In this lesson, we’ll see how to use Natural’s probabilistic spell-checker, which uses the trie data structure.
[00:00] First, import the "natural" library. We'll also "fs" module, because we'll be working with the file system. We will also need a "tokenizer." The spellcheck requires a large corpus. The more general you want your spellcheck to be, the larger corpus you need.
[00:26] We'll be importing a corpus of about half a million words. To do that, we'll say "fs.readFileSync," because for the purpose of this lesson, we'll read it synchronously, the file name, and an encoding.

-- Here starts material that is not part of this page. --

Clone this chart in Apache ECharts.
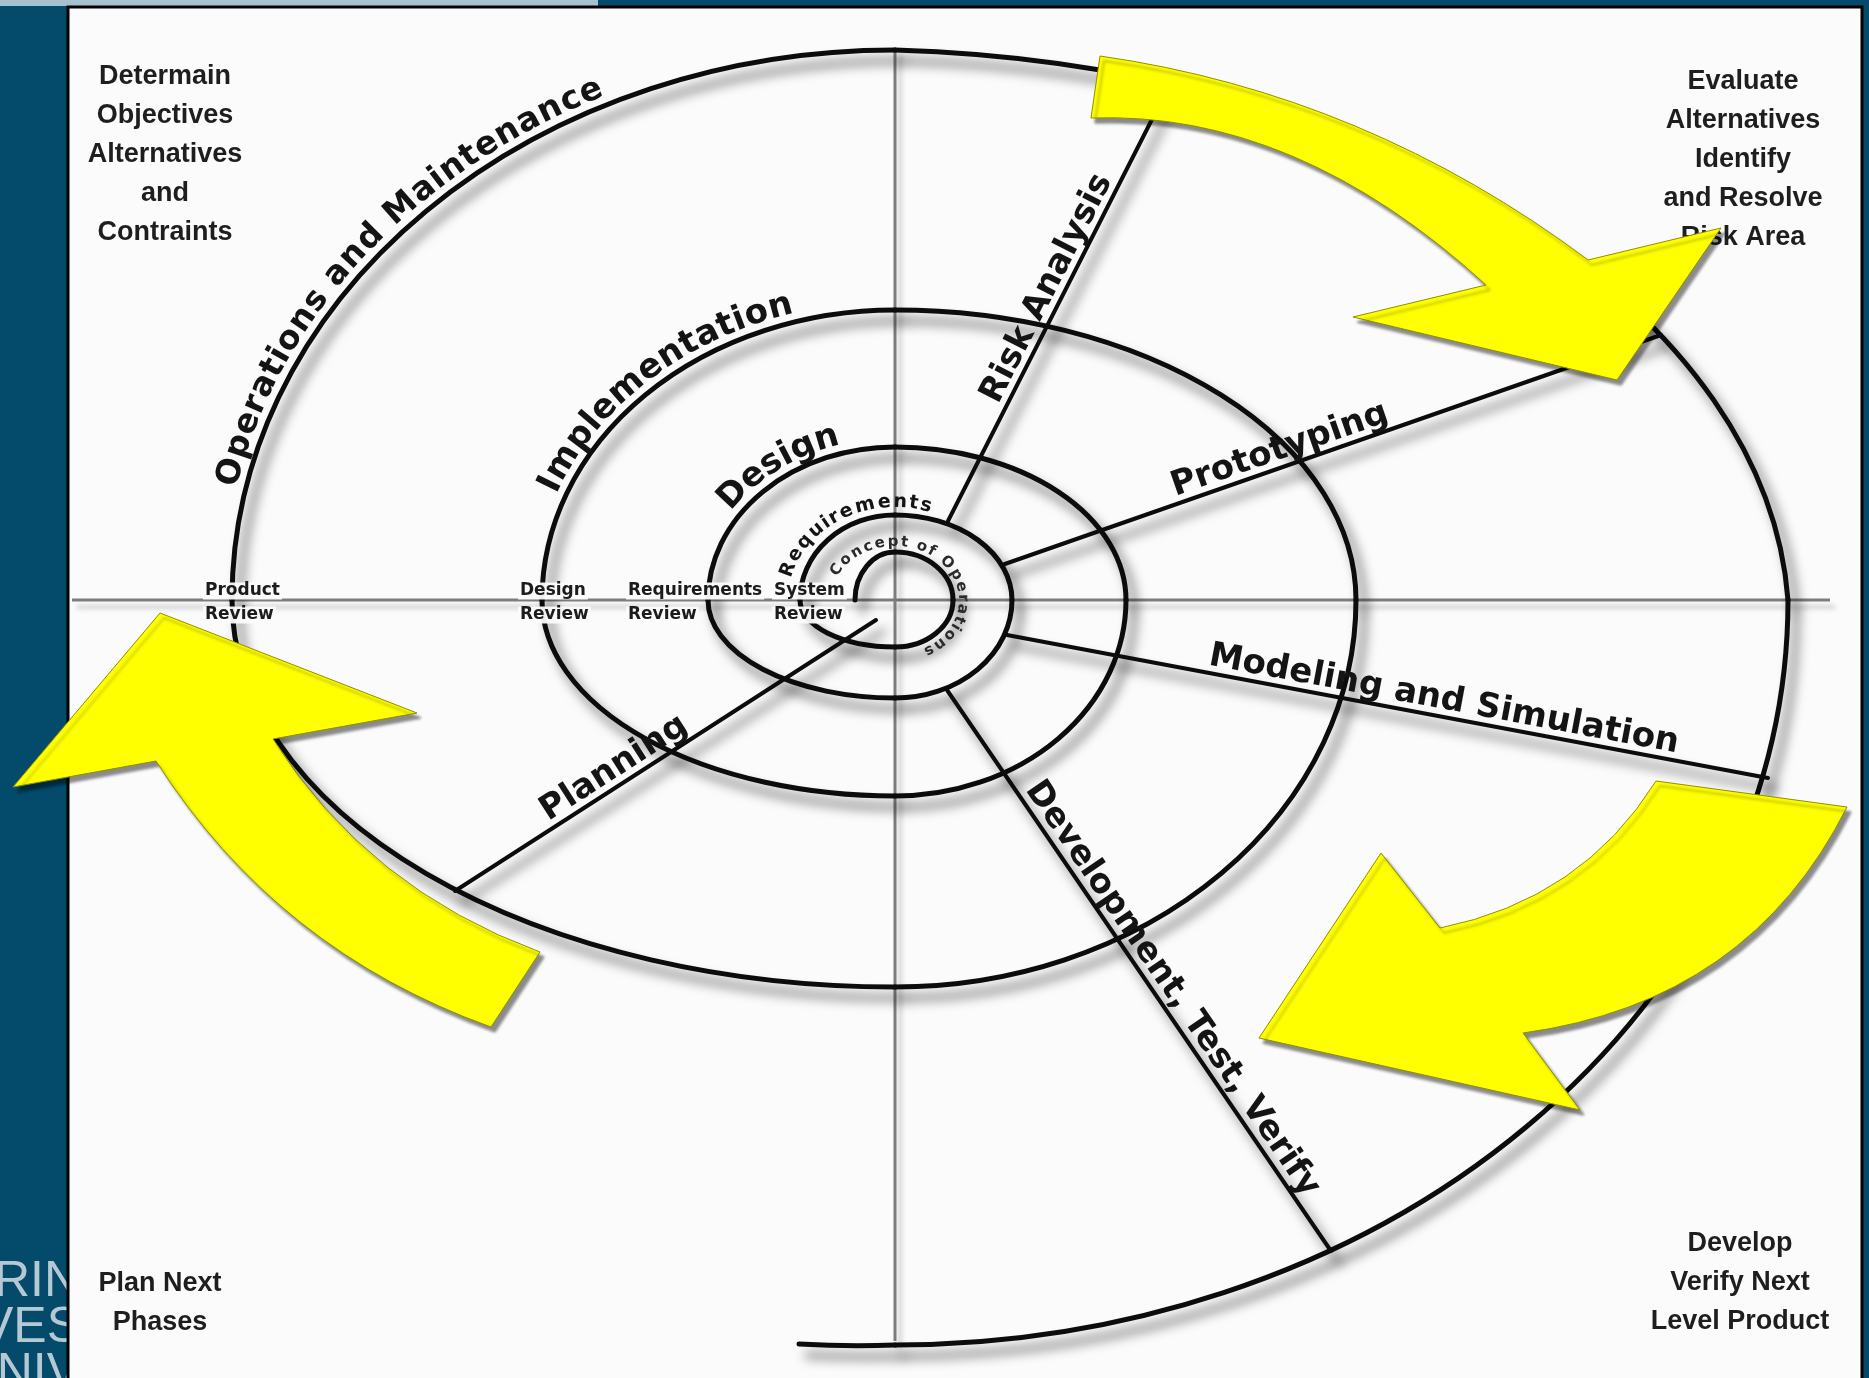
<!DOCTYPE html>
<html lang="en">
<head>
<meta charset="utf-8">
<title>Spiral Model</title>
<script src="https://cdn.jsdelivr.net/npm/echarts@6.0.0/dist/echarts.min.js"></script>
<style>
  html, body { margin: 0; padding: 0; background: #034a6b; overflow: hidden; }
  #main { width: 1869px; height: 1378px; }
</style>
</head>
<body>
<div id="main"></div>
<script>
// 螺旋模型示意图 —— 坐标系与像素 1:1
var W = 1869, H = 1378;
var CENTER = [895, 600];

// 螺旋与十字轴的交点（由内向外，顺时针）
var spiralDirs  = ['L', 'T', 'R', 'B', 'L', 'T', 'R', 'B', 'L', 'T', 'R', 'B', 'L', 'T', 'R', 'B', 'L', 'T', 'R', 'B'];
var spiralRadii = [40, 48, 58, 47, 95, 85, 117, 98, 187, 153, 231, 196, 353, 290, 461, 387, 663, 550, 893, 745];
// 每段弧的扁平系数（>1 表示该段比四分之一椭圆更平）
var spiralFlat  = [1, 1, 1, 1, 1, 1, 1, 1, 1, 1, 1, 1, 1, 1, 1, 1, 1, 1.05, 1, 1];
var spiralTail  = [799, 1344];

// 径向线
var spokeNames   = ['Risk Analysis', 'Prototyping', 'Modeling and Simulation', 'Development, Test, Verify', 'Planning'];
var spokeFrom    = [[948, 521], [1002, 565], [1007, 635], [947, 690], [876, 620]];
var spokeTo      = [[1172, 80], [1661, 335], [1768, 778], [1331, 1251], [455, 891]];
var spokeLabelAt = [0.51, 0.43, 0.57, 0.55, 0.60];

// 沿螺旋的文字（角度为椭圆参数角，单位度）
var arcLabelText = ['Operations and Maintenance', 'Implementation', 'Design', 'Requirements', 'Concept of Operations'];
var arcLabelRx   = [681, 371, 205, 112, 68];
var arcLabelRy   = [568, 308, 171, 98, 58];
var arcLabelFrom = [167, 158, 142, 162, 149];
var arcLabelTo   = [116.5, 108, 109.5, 74, -60];
var arcLabelSize = [33, 34, 34, 19, 15];

// 评审节点
var reviewNames = ['Product', 'Design', 'Requirements', 'System'];
var reviewX     = [203, 518, 626, 772];
var reviewRowY  = [591, 615];

// 四角说明
var cornerText = [
  'Determain\nObjectives\nAlternatives\nand\nContraints',
  'Evaluate\nAlternatives\nIdentify\nand Resolve\nRisk Area',
  'Plan Next\nPhases',
  'Develop\nVerify Next\nLevel Product'
];
var cornerX = [165, 1743, 160, 1740];
var cornerY = [155, 160, 1303, 1283];

// 黄色箭头：外弧(尾,中,端)、箭头(外刺,尖,内刺)、内弧(端,中,尾)
var arrowOuter = [[[1100, 56], [1355, 126], [1588, 260]],
                  [[1847, 807], [1717, 961], [1523, 1033]],
                  [[491, 1027], [300, 922], [156, 761]]];
var arrowHead  = [[[1721, 228], [1617, 380], [1353, 317]],
                  [[1580, 1110], [1259, 1038], [1381, 853]],
                  [[13, 787], [160, 613], [417, 713]]];
var arrowInner = [[[1486, 285], [1292, 156], [1091, 118]],
                  [[1440, 928], [1565, 877], [1656, 781]],
                  [[273, 739], [387, 867], [540, 952]]];

// 背景块与十字轴
var frameBoxes = [[0, 0, 598, 6], [68, 7, 1862, 1380]];
var axisLines  = [[72, 600, 1830, 600], [895, 48, 895, 1341]];
var logoText = ['RIN', 'VES', 'NIV'];
var logoY    = [1282, 1328, 1374];

var chart = echarts.init(document.getElementById('main'), null, { renderer: 'canvas', width: W, height: H });

var LABEL_FONT = '"DejaVu Sans", Verdana, sans-serif';
var measureCtx = document.createElement('canvas').getContext('2d');

function axisPoint(dir, r) {
  if (dir === 'L') return [CENTER[0] - r, CENTER[1]];
  if (dir === 'R') return [CENTER[0] + r, CENTER[1]];
  if (dir === 'T') return [CENTER[0], CENTER[1] - r];
  return [CENTER[0], CENTER[1] + r];
}

function inkStyle(width) {
  return {
    fill: 'none', stroke: '#0c0c0c', lineWidth: width, lineCap: 'round',
    shadowBlur: 12, shadowColor: 'rgba(0,0,0,0.62)', shadowOffsetX: 8, shadowOffsetY: 11
  };
}

function f2(v) { return v.toFixed(2); }

// 二次贝塞尔经过中点时的控制点
function ctrl(a, m, b) {
  return [2 * m[0] - (a[0] + b[0]) / 2, 2 * m[1] - (a[1] + b[1]) / 2];
}

// 文字沿椭圆排布
function layoutArcText(text, font, rx, ry, t0, t1) {
  measureCtx.font = font;
  var chars = Array.from(text);
  var widths = chars.map(function (c) { return measureCtx.measureText(c).width; });
  var a0 = t0 * Math.PI / 180, a1 = t1 * Math.PI / 180;
  var N = 600, lut = [0];
  var prev = [rx * Math.cos(a0), -ry * Math.sin(a0)];
  for (var k = 1; k <= N; k++) {
    var a = a0 + (a1 - a0) * k / N;
    var p = [rx * Math.cos(a), -ry * Math.sin(a)];
    lut.push(lut[k - 1] + Math.hypot(p[0] - prev[0], p[1] - prev[1]));
    prev = p;
  }
  var total = lut[N];
  var acc = 0, centres = [];
  widths.forEach(function (w) { centres.push(acc + w / 2); acc += w; });
  var span = centres[centres.length - 1] - centres[0];
  var dir = a1 > a0 ? 1 : -1;
  return chars.map(function (c, i) {
    var s = (centres[i] - centres[0]) / span * total;
    var j = 1;
    while (j < N && lut[j] < s) j++;
    var fr = (s - lut[j - 1]) / ((lut[j] - lut[j - 1]) || 1);
    var a = a0 + (a1 - a0) * (j - 1 + fr) / N;
    var tx = -rx * Math.sin(a) * dir, ty = -ry * Math.cos(a) * dir;
    return { ch: c, dx: rx * Math.cos(a), dy: -ry * Math.sin(a), rot: -Math.atan2(ty, tx) };
  });
}

var option = {
  backgroundColor: '#034a6b',
  animation: false,
  grid: { left: 0, right: 0, top: 0, bottom: 0 },
  xAxis: { type: 'value', min: 0, max: W, show: false },
  yAxis: { type: 'value', min: 0, max: H, inverse: true, show: false },
  series: [
    {
      type: 'custom', name: 'logo', z: 0, silent: true,
      data: logoY.map(function (y) { return [80, y]; }),
      renderItem: function (params, api) {
        var p = api.coord([api.value(0), api.value(1)]);
        return {
          type: 'text', x: p[0], y: p[1],
          style: {
            text: logoText[params.dataIndex], fill: '#b4c9d4',
            font: '50px "Liberation Sans Narrow", "Liberation Sans", sans-serif',
            align: 'right', verticalAlign: 'middle'
          }
        };
      }
    },
    {
      type: 'custom', name: 'frame', z: 1, silent: true,
      data: frameBoxes,
      renderItem: function (params, api) {
        var a = api.coord([api.value(0), api.value(1)]);
        var b = api.coord([api.value(2), api.value(3)]);
        var panel = params.dataIndex === 1;
        return {
          type: 'rect',
          shape: { x: a[0], y: a[1], width: b[0] - a[0], height: b[1] - a[1] },
          style: panel ? { fill: '#fbfbfb', stroke: '#000', lineWidth: 3 } : { fill: '#a6c1ce' }
        };
      }
    },
    {
      type: 'custom', name: 'axes', z: 2, silent: true,
      data: axisLines,
      renderItem: function (params, api) {
        var a = api.coord([api.value(0), api.value(1)]);
        var b = api.coord([api.value(2), api.value(3)]);
        return {
          type: 'line', shape: { x1: a[0], y1: a[1], x2: b[0], y2: b[1] },
          style: { stroke: '#7d7d7d', lineWidth: 3, shadowBlur: 5, shadowColor: 'rgba(0,0,0,0.22)', shadowOffsetX: 5, shadowOffsetY: 7 }
        };
      }
    },
    {
      type: 'custom', name: 'spiral', z: 3, silent: true,
      data: spiralRadii.map(function (r, i) { return axisPoint(spiralDirs[i], r); }),
      renderItem: function (params, api) {
        var i = params.dataIndex;
        var last = i === spiralRadii.length - 1;
        var p0 = api.coord([api.value(0), api.value(1)]);
        var p1 = api.coord(last ? spiralTail : axisPoint(spiralDirs[i + 1], spiralRadii[i + 1]));
        var rH, rV;
        if (last) { rH = spiralRadii[i - 1]; rV = spiralRadii[i]; }
        else if (spiralDirs[i] === 'L' || spiralDirs[i] === 'R') { rH = spiralRadii[i]; rV = spiralRadii[i + 1]; }
        else { rH = spiralRadii[i + 1]; rV = spiralRadii[i]; }
        var k = spiralFlat[i];
        var sz = api.size([rH * k, rV * k]);
        var d = 'M' + f2(p0[0]) + ' ' + f2(p0[1]) + ' A' + f2(sz[0]) + ' ' + f2(sz[1]) + ' 0 0 1 ' + f2(p1[0]) + ' ' + f2(p1[1]);
        return { type: 'path', shape: { pathData: d }, style: inkStyle(5) };
      }
    },
    {
      type: 'custom', name: 'spokes', z: 3, silent: true,
      data: spokeFrom.map(function (p, i) { return [p[0], p[1], spokeTo[i][0], spokeTo[i][1]]; }),
      renderItem: function (params, api) {
        var a = api.coord([api.value(0), api.value(1)]);
        var b = api.coord([api.value(2), api.value(3)]);
        return { type: 'line', shape: { x1: a[0], y1: a[1], x2: b[0], y2: b[1] }, style: inkStyle(4) };
      }
    },
    {
      type: 'custom', name: 'spokeLabels', z: 4, silent: true,
      data: spokeFrom.map(function (p) { return p; }),
      renderItem: function (params, api) {
        var i = params.dataIndex;
        var a = api.coord(spokeFrom[i]), b = api.coord(spokeTo[i]);
        var dx = b[0] - a[0], dy = b[1] - a[1], len = Math.hypot(dx, dy);
        var ux = dx / len, uy = dy / len;
        if (ux < 0) { ux = -ux; uy = -uy; }
        var t = spokeLabelAt[i];
        var cx = a[0] + dx * t + uy * 17, cy = a[1] + dy * t - ux * 17;
        return {
          type: 'text', x: cx, y: cy, rotation: -Math.atan2(uy, ux),
          style: {
            text: spokeNames[i], fill: '#141414', font: 'bold 34px ' + LABEL_FONT,
            align: 'center', verticalAlign: 'middle'
          }
        };
      }
    },
    {
      type: 'custom', name: 'arcLabels', z: 4, silent: true,
      data: arcLabelText.map(function () { return CENTER; }),
      renderItem: function (params, api) {
        var i = params.dataIndex;
        var font = 'bold ' + arcLabelSize[i] + 'px ' + LABEL_FONT;
        var chars = layoutArcText(arcLabelText[i], font, arcLabelRx[i], arcLabelRy[i], arcLabelFrom[i], arcLabelTo[i]);
        return {
          type: 'group',
          children: chars.map(function (c) {
            var p = api.coord([CENTER[0] + c.dx, CENTER[1] + c.dy]);
            return {
              type: 'text', x: p[0], y: p[1], rotation: c.rot,
              style: { text: c.ch, font: font, fill: i === 4 ? '#2a2a2a' : '#141414', align: 'center', verticalAlign: 'middle' }
            };
          })
        };
      }
    },
    {
      type: 'custom', name: 'reviews', z: 4, silent: true,
      data: reviewX.map(function (x) { return [x, reviewRowY[0]]; }),
      renderItem: function (params, api) {
        var i = params.dataIndex;
        var rows = [reviewNames[i], 'Review'];
        return {
          type: 'group',
          children: rows.map(function (txt, k) {
            var p = api.coord([reviewX[i], reviewRowY[k]]);
            return {
              type: 'text', x: p[0], y: p[1],
              style: {
                text: txt, font: 'bold 17px ' + LABEL_FONT, fill: '#1c1c1c',
                align: 'left', verticalAlign: 'middle', backgroundColor: 'rgba(251,251,251,0.95)', padding: [0, 2]
              }
            };
          })
        };
      }
    },
    {
      type: 'custom', name: 'corners', z: 4, silent: true,
      data: cornerX.map(function (x, i) { return [x, cornerY[i]]; }),
      renderItem: function (params, api) {
        var p = api.coord([api.value(0), api.value(1)]);
        return {
          type: 'text', x: p[0], y: p[1],
          style: {
            text: cornerText[params.dataIndex], fill: '#1e1e1e',
            font: 'bold 27px "Liberation Sans", Arial, sans-serif', lineHeight: 39,
            align: 'center', verticalAlign: 'middle'
          }
        };
      }
    },
    {
      type: 'custom', name: 'arrows', z: 5, silent: true,
      data: arrowOuter.map(function (o) { return o[0]; }),
      renderItem: function (params, api) {
        var i = params.dataIndex;
        var o = arrowOuter[i].map(function (p) { return api.coord(p); });
        var h = arrowHead[i].map(function (p) { return api.coord(p); });
        var n = arrowInner[i].map(function (p) { return api.coord(p); });
        var c1 = ctrl(o[0], o[1], o[2]), c2 = ctrl(n[0], n[1], n[2]);
        var d = 'M' + f2(o[0][0]) + ' ' + f2(o[0][1]) +
          ' Q' + f2(c1[0]) + ' ' + f2(c1[1]) + ' ' + f2(o[2][0]) + ' ' + f2(o[2][1]) +
          ' L' + f2(h[0][0]) + ' ' + f2(h[0][1]) +
          ' L' + f2(h[1][0]) + ' ' + f2(h[1][1]) +
          ' L' + f2(h[2][0]) + ' ' + f2(h[2][1]) +
          ' L' + f2(n[0][0]) + ' ' + f2(n[0][1]) +
          ' Q' + f2(c2[0]) + ' ' + f2(c2[1]) + ' ' + f2(n[2][0]) + ' ' + f2(n[2][1]) + ' Z';
        return {
          type: 'path', shape: { pathData: d },
          style: {
            fill: '#ffff00', stroke: '#8f8f00', lineWidth: 1, lineJoin: 'miter',
            shadowBlur: 3, shadowColor: 'rgba(0,0,0,0.45)', shadowOffsetX: 4, shadowOffsetY: 5
          }
        };
      }
    }
  ]
};

chart.setOption(option);
window.addEventListener('resize', function () { chart.resize(); });
</script>
</body>
</html>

[00:45] Our corpus is an array of words that we'll get by saying "tokenizer.tokenize(text)." To make a spellchecker, we say "new natural.Spellcheck" and pass at the corpus. You can use the spellcheck in two ways.
[01:07] The first is to check if a word is spelled correctly. We can do that by saying, "spellcheck.isCorrect," a word.
[01:26] The other thing we can do is say "spellcheck.getCorrections" of a word. That will get us the corrections for a given work. Let's look at a slightly longer example.
[01:46] Here is a horribly spelled sentence. We're going to split that on the spaces. Here, we can go through each word and say "spellcheck.getCorrections" for each word. We'll wrap that so we can print it out.
[02:19] GetCorrections shows us all of the words that are one edit away from the given word. This captures 80 to 95 percent of spelling errors. If you feel like you need even more suggestions, you can pass in "2," which requests all words that are within two edits of the given word.
[02:45] This gives us many more options, but also takes longer. Finally, if you only want the first suggestion, you can get the first index of the corrections array. For this sentence, that would give us, "They had trouble finding the thing."